Datadog charges 15$ per host per month. This is not ideal since we want to be flexible with the number of hosts. Having to consider that we might pay more if we spin up a host might be an issue. It is also unclear how ephemeral hosts are charged.

Google Stack Driver

Stack Driver is the monitoring solution for everything running on Google Cloud Platform. It integrates well with metrics from GCP but is more limited in its capabilities than the other solutions. I tried experimented with dashboards for some GCP resources but did not set it up for our custom network metrics.

Recommendation

Based on my research I recommend we use Grafana Cloud for now. Stack driver is not really an option since it does not satisfy our needs. Datadog has no more feature but some limitations when compared to Grafana Cloud and Grafana Cloud has no serious limitations. Grafana Cloud has an advantage on openness and expertise and the pricing seems reasonable.

Grafana Cloud sounds like the most reasonable solution indeed. These metrics won’t be publicly accessible, right? Otherwise we may get backstabbed with an invoice from Grafana.

We can choose to make dashboards available publicly. I’m also pretty sure that there’s no price tag attached to this.

The choice of using the hosted version of an established stack (for better or for worse :trollface:) with a price tag < 100$ is very reasonable.

I’m still curious to hear what operational burden you’re afraid of – both Grafana and Prometheus are by design rather easy to run, and not very resource intensive.

I’m also curious to hear about how you plan to utilise logs for observability. Having built numerous logging pipelines over the years, I am mostly convinced that it should either be built on grep or The log/event processing pipeline you can’t have (which is, basically, distributed grep).

When I tried to setup Grafana myself on K8s I spent more than one hour on it and then got to a point where I would have had to spent at least another half day to write the terraform code to setup an ingress with SSL certificates and a domain so that we can log into it. After that only I would have been able to fix any issues with Grafana and the team would have relied on me. With us spending 50$ on the service it already pays of if we spent more than one hour per month on operating Grafana/Prometheus.

It’s definitely possible for us to run it ourselves and I don’t doubt that it would be rather easy. But at the moment it would just drain resources without benefit. Of course this evaluation might change over time and at some point it might make sense to operate the stack ourselves.

I hope that logs don’t need to play a big role in monitoring the system. Since we control the code we should expose metrics for all the things we care about. However, logs will definitely be integral to debugging and understanding the system if something goes wrong. With this in mind our needs should be very simple: We should be able to retrieve stored logs, filter them, and inspect them. In addition, as for our metrics pipeline, the system should be very easy to operate and easy to use (ideally with a lot of documentation and public knowledge).

Ya fifty bucks is alright.
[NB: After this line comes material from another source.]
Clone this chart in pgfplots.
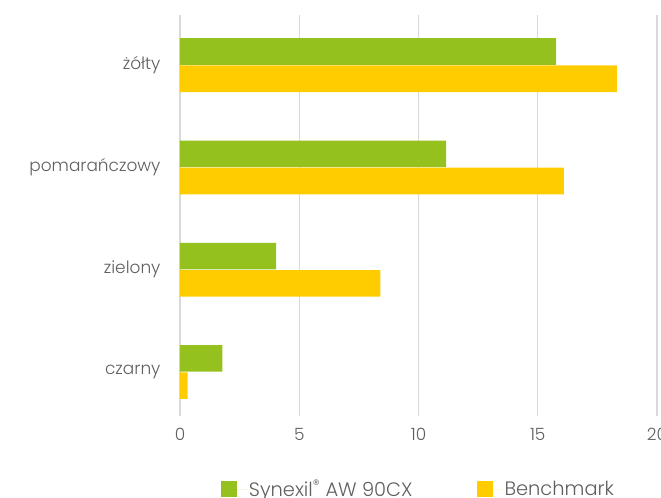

If it goes over 150-200, I’d reevaluate.

I took a look at what is emitted currently, and it does seem free-form. Most services or self-hosted indexers I’m aware of won’t provide much value on unstructed textual log lines – but charge you 10x the storage price of a S3/GCS bucket.

So my question is: do you want to be able to tail the logs of all nodes in realtime, or retrieve historical ones for forensics?
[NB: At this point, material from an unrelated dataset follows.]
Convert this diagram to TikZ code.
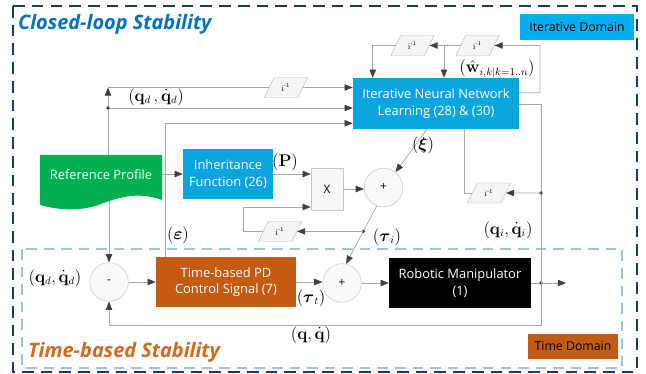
\documentclass[tikz,border=0pt]{standalone}
\usepackage{amsmath}
\usepackage[no-math]{fontspec}
\setmainfont{Open Sans}
\usetikzlibrary{arrows.meta,shapes.geometric,calc}

\definecolor{navy}{HTML}{1F3864}
\definecolor{titleblue}{HTML}{0070C0}
\definecolor{dashblue}{HTML}{9DC3E6}
\definecolor{titleorange}{HTML}{D2691E}
\definecolor{pdorange}{HTML}{C55A11}
\definecolor{inncyan}{HTML}{0AA5DF}
\definecolor{domcyan}{HTML}{00B0F0}
\definecolor{refgreen}{HTML}{00B050}
\definecolor{linegray}{HTML}{A6A6A6}
\definecolor{tipgray}{HTML}{404040}

\tikzset{
  wire/.style={draw=linegray, line width=0.6pt},
  wirearr/.style={wire, -{Triangle[length=7pt,width=5.5pt,color=tipgray]}},
  blk/.style={rectangle, inner sep=2pt, align=center, text=white, font=\fontsize{11}{14}\selectfont},
  sumc/.style={circle, draw=gray!45, fill=gray!5, minimum size=1.16cm, inner sep=0pt, font=\fontsize{10}{12}\selectfont},
  delay/.style={trapezium, trapezium left angle=64, trapezium right angle=116, draw=gray!55, fill=gray!8,
    minimum height=0.6cm, minimum width=1.1cm, inner sep=1pt, font=\fontsize{7}{8}\selectfont},
  mlab/.style={inner sep=0pt, font=\fontsize{13.5}{16}\selectfont},
  dombox/.style={rectangle, inner sep=0pt, font=\fontsize{10.5}{12}\selectfont}
}

\begin{document}
\begin{tikzpicture}[x=0.03cm,y=-0.03cm]
	\useasboundingbox (0,0) rectangle (646,374);

	\draw[navy, line width=2pt, dash pattern=on 10pt off 6pt] (13,6) rectangle (637,372);%Rahmen aussen
	\draw[dashblue, line width=1.2pt, dash pattern=on 9pt off 6pt] (22,249) rectangle (622,368);%Rahmen innen

	\node[anchor=west, text=titleblue, font=\fontsize{17}{20}\selectfont\bfseries\itshape] (clstab) at (14,24) {Closed-loop Stability};
	\node[anchor=west, text=titleorange, font=\fontsize{17}{20}\selectfont\bfseries\itshape] (tbstab) at (24,352) {Time-based Stability};
	\node[dombox, fill=domcyan, minimum width=3.42cm, minimum height=0.78cm] (itdom) at (577,27) {Iterative Domain};
	\node[dombox, fill=pdorange, minimum width=2.7cm, minimum height=0.75cm] (tidom) at (573,346.5) {Time Domain};

	% Bloecke
	\node[blk, minimum width=3.66cm, minimum height=1.17cm] (ref) at (101,174.5) {};
	\node[blk, fill=inncyan, minimum width=2.7cm, minimum height=1.5cm] (inh) at (228,174) {Inheritance\\Function (26)};
	\node[blk, fill=inncyan, minimum width=4.98cm, minimum height=1.53cm] (inn) at (436,103.5) {Iterative Neural Network\\Learning (28) \& (30)};
	\node[rectangle, draw=gray!45, fill=gray!6, minimum width=0.96cm, minimum height=1.26cm, font=\fontsize{10}{12}\selectfont] (mult) at (327,189) {X};
	\node[sumc] (sum1) at (383.5,187.5) {+};
	\node[sumc] (sum2) at (342,283) {+};
	\node[sumc] (diff) at (109,282) {-};
	\node[blk, fill=pdorange, minimum width=4.2cm, minimum height=1.5cm] (pd) at (226,282) {Time-based PD\\Control Signal (7)};
	\node[blk, fill=black, minimum width=4.26cm, minimum height=1.5cm] (rob) at (460,283) {Robotic Manipulator\\(1)};

	% Verzoegerungen
	\node[delay] (d1) at (286,87.5) {$\mathrm{i}^{\text{-}1}$};
	\node[delay] (d2) at (412.5,45.5) {$\mathrm{i}^{\text{-}1}$};
	\node[delay] (d3) at (477.5,45.5) {$\mathrm{i}^{\text{-}1}$};
	\node[delay] (d4) at (489,193) {$\mathrm{i}^{\text{-}1}$};
	\node[delay] (d5) at (280,231.5) {$\mathrm{i}^{\text{-}1}$};

	\coordinate (qd) at (108,108);%Abzweig qd
	\coordinate (qdc) at (108,87.5);
	\coordinate (qout) at (541,283);%Ausgang
	\coordinate (outend) at (566,283);
	\coordinate (qi) at (541,193);
	\coordinate (qitop) at (541,104);
	\coordinate (fbq) at (541,325);
	\coordinate (wtop) at (540,45.5);
	\coordinate (wsplit) at (444,45.5);
	\coordinate (fb) at (243,207);
	\coordinate (tau) at ($(sum1.250)!0.44!(sum2.78)$);

	% Verbindungen
	\draw[wirearr] (qd |- ref.north) -- (qdc);
	\draw[wirearr] (ref.south -| diff.north) -- (diff.north);
	\fill[refgreen] (40,194.5) -- (40,155) -- (162,155) -- (162,200)
		.. controls (140,192) and (122,196) .. (101,204) .. controls (80,212) and (58,210) .. (40,205) -- cycle;%Dokument-Form
	\node[text=white, font=\fontsize{11}{14}\selectfont] (reftxt) at (ref) {Reference Profile};
	\draw[wirearr] (qd) -- (qd -| inn.west);
	\draw[wire] (qdc) -- (d1.west);
	\draw[wirearr] (d1.east) -- (d1 -| inn.west);
	\fill[tipgray] (qd) circle (1.6pt);
	\draw[wirearr] ([xshift=0.3cm]pd.north west) |- ([yshift=0.18cm]inn.south west);%epsilon
	\draw[wirearr] (ref.east |- inh.west) -- (inh.west);
	\draw[wirearr] (inh.east) -- (inh.east -| mult.west);
	\draw[wirearr] (mult.east) -- (mult.east -| sum1.west);
	\draw[wirearr] ([xshift=-0.27cm]inn.south) -- (sum1.52);%xi
	\draw[wirearr] (sum1.250) -- (sum2.78);
	\fill[tipgray] (tau) circle (1.6pt);
	\draw[wirearr] (tau) -- (tau -| d5.east);
	\draw[wirearr] (d5.west) -| (fb) -- (fb -| mult.west);
	\draw[wirearr] (diff.east) -- (pd.west);
	\draw[wirearr] (pd.east) -- (pd.east -| sum2.west);
	\draw[wirearr] (sum2.east) -- (sum2.east -| rob.west);
	\draw[wirearr] (rob.east) -- (outend);
	\fill[tipgray] (qout) circle (1.6pt);
	\draw[wirearr] (qout) -- (fbq) -| (diff.south);%Rueckfuehrung
	\draw[wire] (qout) -- (qitop) -- (qitop -| inn.east);
	\fill[tipgray] (qi) circle (1.6pt);
	\draw[wirearr] (qi) -- (d4.east);
	\draw[wire] (d4.west) -| ([xshift=0.84cm]inn.south);
	\draw[wirearr] ([yshift=0.32cm]inn.east) -| (wtop) -- (d3.east);
	\draw[wirearr] (d3.west) -- (d2.east);
	\draw[wirearr] (wsplit) -- (wsplit |- inn.north);
	\draw[wirearr] (d2.west) -| ([xshift=0.6cm]inn.north west);

	% Beschriftungen
	\node[mlab] (lqd) at (156,97) {$(\mathbf{q}_d\,,\dot{\mathbf{q}}_d)$};
	\node[mlab] (lqd2) at (55,278) {$(\mathbf{q}_d,\dot{\mathbf{q}}_d)$};
	\node[mlab] (lp) at (285,162) {$(\mathbf{P})$};
	\node[mlab] (lxi) at (423,145) {$(\boldsymbol{\xi})$};
	\node[mlab] (ltaui) at (387,237) {$(\boldsymbol{\tau}_i)$};
	\node[mlab] (leps) at (178,235) {$(\boldsymbol{\varepsilon})$};
	\node[mlab] (ltaut) at (311,298) {$(\boldsymbol{\tau}_t)$};
	\node[mlab] (lq) at (311,335) {$(\mathbf{q},\dot{\mathbf{q}})$};
	\node[mlab] (lqi) at (508,230) {$(\mathbf{q}_i,\dot{\mathbf{q}}_i)$};
	\node[mlab] (lw) at (497,69) {$(\hat{\mathbf{w}}_{i,k|k=1..n})$};

\end{tikzpicture}
\end{document}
I think the latter is more important in the long run. Real time inspection will also be necessary (and is indeed something we’re doing already) but it will be used mainly for checking single instances and the current tools (kubectl logs and stack driver) are enough for the moment.

I’ll give the logging discussion a bit more time to find out what we really need (definitely structured logs) and then evaluate some solutions. For now we can stick with what we have.